- Exercise
Write out every line of the material as it stands, apart from the pictures.
::: Provided material
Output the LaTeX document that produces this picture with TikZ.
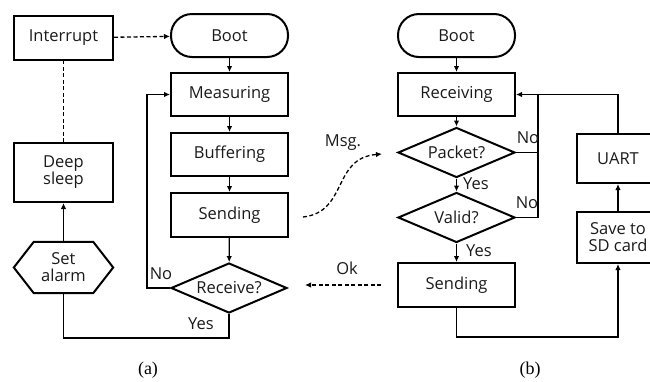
\documentclass[tikz,border=0pt]{standalone}
\usepackage{fontspec}
\setmainfont{Open Sans}
\newfontfamily\capfont{Liberation Serif}
\usetikzlibrary{shapes.geometric,arrows.meta}

\definecolor{ink}{HTML}{1A1A1A}
\tikzset{
  txt/.style={font=\fontsize{16.5}{20}\selectfont, text=ink},
  box/.style={draw, txt, line width=2pt, minimum width=117pt, minimum height=43pt, inner sep=0pt},
  terminal/.style={box, rounded corners=21pt},
  decision/.style={draw, txt, diamond, line width=2pt, aspect=2.3, inner sep=0pt, minimum width=117pt, minimum height=50pt},
  tip/.style={-{Latex[length=6pt,width=5.5pt]}},
  flow/.style={line width=1.3pt, tip},
  link/.style={line width=1.3pt},
  dashlink/.style={line width=1.3pt, dash pattern=on 4pt off 2.5pt},
  lbl/.style={txt, inner sep=0pt},
  caption/.style={font=\capfont\fontsize{18}{21}\selectfont, inner sep=0pt}
}

\begin{document}
\begin{tikzpicture}[x=1pt, y=-1pt]
\useasboundingbox (0,0) rectangle (650,381);
\clip (0,0) rectangle (650,381);

% ---- (a) sensor node ----
\node[box, minimum width=99pt, minimum height=44pt] (intr) at (63.5,38) {Interrupt};
\node[terminal] (boota) at (229.5,35.5) {Boot};
\node[box] (meas) at (229.5,94.5) {Measuring};
\node[box] (buff) at (229.5,154.5) {Buffering};
\node[box, minimum height=44pt] (senda) at (229.5,215) {Sending};
\node[decision, minimum width=116pt] (recv) at (229,288) {\makebox[0pt]{\raisebox{-2pt}{Receive?}}};
\node[box, minimum width=99pt, minimum height=59pt, align=center] (deep) at (63.5,172.5) {Deep\\[-3pt]sleep};
\node[txt, minimum width=99pt, minimum height=51pt, inner sep=0pt, align=center] (alarm) at (63.5,267.5) {Set\\[-3pt]alarm};
\draw[line width=2pt, line join=miter] (alarm.west) -- ([xshift=20pt]alarm.north west) -- ([xshift=-20pt]alarm.north east)
  -- (alarm.east) -- ([xshift=-20pt]alarm.south east) -- ([xshift=20pt]alarm.south west) -- cycle;

\draw[flow] (boota) -- (meas);
\draw[flow] (meas) -- (buff);
\draw[flow] (buff) -- (senda);
\draw[flow] (senda) -- (recv);
\draw[flow] (recv.west) -- ++(-23,0) |- (meas.west);
\draw[link] (recv.south) -- ++(0,24) -| (alarm.south);
\draw[flow] (alarm) -- (deep);
\draw[dashlink] (deep) -- (intr);
\draw[dashlink, tip] (intr) -- (boota);
\node[lbl] at (161,274) {No};
\node[lbl] at (201,324) {Yes};

% ---- (b) gateway ----
\node[terminal] (bootb) at (456.5,35.5) {Boot};
\node[box] (rcv) at (456.5,94.5) {Receiving};
\node[decision] (pkt) at (456.5,152.5) {\makebox[0pt]{Packet?}};
\node[decision] (valid) at (456.5,217.5) {\makebox[0pt]{Valid?}};
\node[box, minimum height=44pt] (sendb) at (456.5,285) {Sending};
\node[box, minimum width=82pt, minimum height=49pt] (uart) at (618,158.5) {UART};
\node[box, minimum width=82pt, minimum height=51pt, align=center] (sd) at (618,237.5) {Save to\\[-3pt]SD card};

\coordinate (join) at (538,94.5);
\draw[flow] (bootb) -- (rcv);
\draw[flow] (rcv) -- (pkt);
\draw[flow] (pkt) -- (valid);
\draw[flow] (valid) -- (sendb);
\draw[link] (pkt.east) -- (pkt.east -| join);
\draw[flow] (valid.east) -| (join) -- (rcv.east);
\draw[link] (uart.north) |- (join);
\draw[flow] (sendb.south) -- ++(0,29) -| (sd.south);
\draw[flow] (sd) -- (uart);
\node[lbl] at (528,138) {No};
\node[lbl] at (527,203) {No};
\node[lbl] at (476,184) {Yes};
\node[lbl] at (479,251) {Yes};

% ---- messages between the two charts ----
\coordinate (msgfrom) at (303,217);
\coordinate (msgto) at (382,154);
\draw[dashlink, tip] (msgfrom) .. controls (348,212) and (332,158) .. (msgto);
\node[lbl] at (343,143) {Msg.};
\coordinate (okfrom) at (381,285);
\coordinate (okto) at (305,285);
\draw[dashlink, tip] (okfrom) -- (okto);
\node[lbl] at (347,268) {Ok};

\node[caption] (capa) at (148,370) {(a)};
\node[caption] (capb) at (530,370) {(b)};
\end{tikzpicture}
\end{document}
::::::
- Correct output
Output the LaTeX document that produces this picture with TikZ.
\documentclass[tikz,border=0pt]{standalone}
\usepackage{fontspec}
\setmainfont{Open Sans}
\newfontfamily\capfont{Liberation Serif}
\usetikzlibrary{shapes.geometric,arrows.meta}

\definecolor{ink}{HTML}{1A1A1A}
\tikzset{
  txt/.style={font=\fontsize{16.5}{20}\selectfont, text=ink},
  box/.style={draw, txt, line width=2pt, minimum width=117pt, minimum height=43pt, inner sep=0pt},
  terminal/.style={box, rounded corners=21pt},
  decision/.style={draw, txt, diamond, line width=2pt, aspect=2.3, inner sep=0pt, minimum width=117pt, minimum height=50pt},
  tip/.style={-{Latex[length=6pt,width=5.5pt]}},
  flow/.style={line width=1.3pt, tip},
  link/.style={line width=1.3pt},
  dashlink/.style={line width=1.3pt, dash pattern=on 4pt off 2.5pt},
  lbl/.style={txt, inner sep=0pt},
  caption/.style={font=\capfont\fontsize{18}{21}\selectfont, inner sep=0pt}
}

\begin{document}
\begin{tikzpicture}[x=1pt, y=-1pt]
\useasboundingbox (0,0) rectangle (650,381);
\clip (0,0) rectangle (650,381);

% ---- (a) sensor node ----
\node[box, minimum width=99pt, minimum height=44pt] (intr) at (63.5,38) {Interrupt};
\node[terminal] (boota) at (229.5,35.5) {Boot};
\node[box] (meas) at (229.5,94.5) {Measuring};
\node[box] (buff) at (229.5,154.5) {Buffering};
\node[box, minimum height=44pt] (senda) at (229.5,215) {Sending};
\node[decision, minimum width=116pt] (recv) at (229,288) {\makebox[0pt]{\raisebox{-2pt}{Receive?}}};
\node[box, minimum width=99pt, minimum height=59pt, align=center] (deep) at (63.5,172.5) {Deep\\[-3pt]sleep};
\node[txt, minimum width=99pt, minimum height=51pt, inner sep=0pt, align=center] (alarm) at (63.5,267.5) {Set\\[-3pt]alarm};
\draw[line width=2pt, line join=miter] (alarm.west) -- ([xshift=20pt]alarm.north west) -- ([xshift=-20pt]alarm.north east)
  -- (alarm.east) -- ([xshift=-20pt]alarm.south east) -- ([xshift=20pt]alarm.south west) -- cycle;

\draw[flow] (boota) -- (meas);
\draw[flow] (meas) -- (buff);
\draw[flow] (buff) -- (senda);
\draw[flow] (senda) -- (recv);
\draw[flow] (recv.west) -- ++(-23,0) |- (meas.west);
\draw[link] (recv.south) -- ++(0,24) -| (alarm.south);
\draw[flow] (alarm) -- (deep);
\draw[dashlink] (deep) -- (intr);
\draw[dashlink, tip] (intr) -- (boota);
\node[lbl] at (161,274) {No};
\node[lbl] at (201,324) {Yes};

% ---- (b) gateway ----
\node[terminal] (bootb) at (456.5,35.5) {Boot};
\node[box] (rcv) at (456.5,94.5) {Receiving};
\node[decision] (pkt) at (456.5,152.5) {\makebox[0pt]{Packet?}};
\node[decision] (valid) at (456.5,217.5) {\makebox[0pt]{Valid?}};
\node[box, minimum height=44pt] (sendb) at (456.5,285) {Sending};
\node[box, minimum width=82pt, minimum height=49pt] (uart) at (618,158.5) {UART};
\node[box, minimum width=82pt, minimum height=51pt, align=center] (sd) at (618,237.5) {Save to\\[-3pt]SD card};

\coordinate (join) at (538,94.5);
\draw[flow] (bootb) -- (rcv);
\draw[flow] (rcv) -- (pkt);
\draw[flow] (pkt) -- (valid);
\draw[flow] (valid) -- (sendb);
\draw[link] (pkt.east) -- (pkt.east -| join);
\draw[flow] (valid.east) -| (join) -- (rcv.east);
\draw[link] (uart.north) |- (join);
\draw[flow] (sendb.south) -- ++(0,29) -| (sd.south);
\draw[flow] (sd) -- (uart);
\node[lbl] at (528,138) {No};
\node[lbl] at (527,203) {No};
\node[lbl] at (476,184) {Yes};
\node[lbl] at (479,251) {Yes};

% ---- messages between the two charts ----
\coordinate (msgfrom) at (303,217);
\coordinate (msgto) at (382,154);
\draw[dashlink, tip] (msgfrom) .. controls (348,212) and (332,158) .. (msgto);
\node[lbl] at (343,143) {Msg.};
\coordinate (okfrom) at (381,285);
\coordinate (okto) at (305,285);
\draw[dashlink, tip] (okfrom) -- (okto);
\node[lbl] at (347,268) {Ok};

\node[caption] (capa) at (148,370) {(a)};
\node[caption] (capb) at (530,370) {(b)};
\end{tikzpicture}
\end{document}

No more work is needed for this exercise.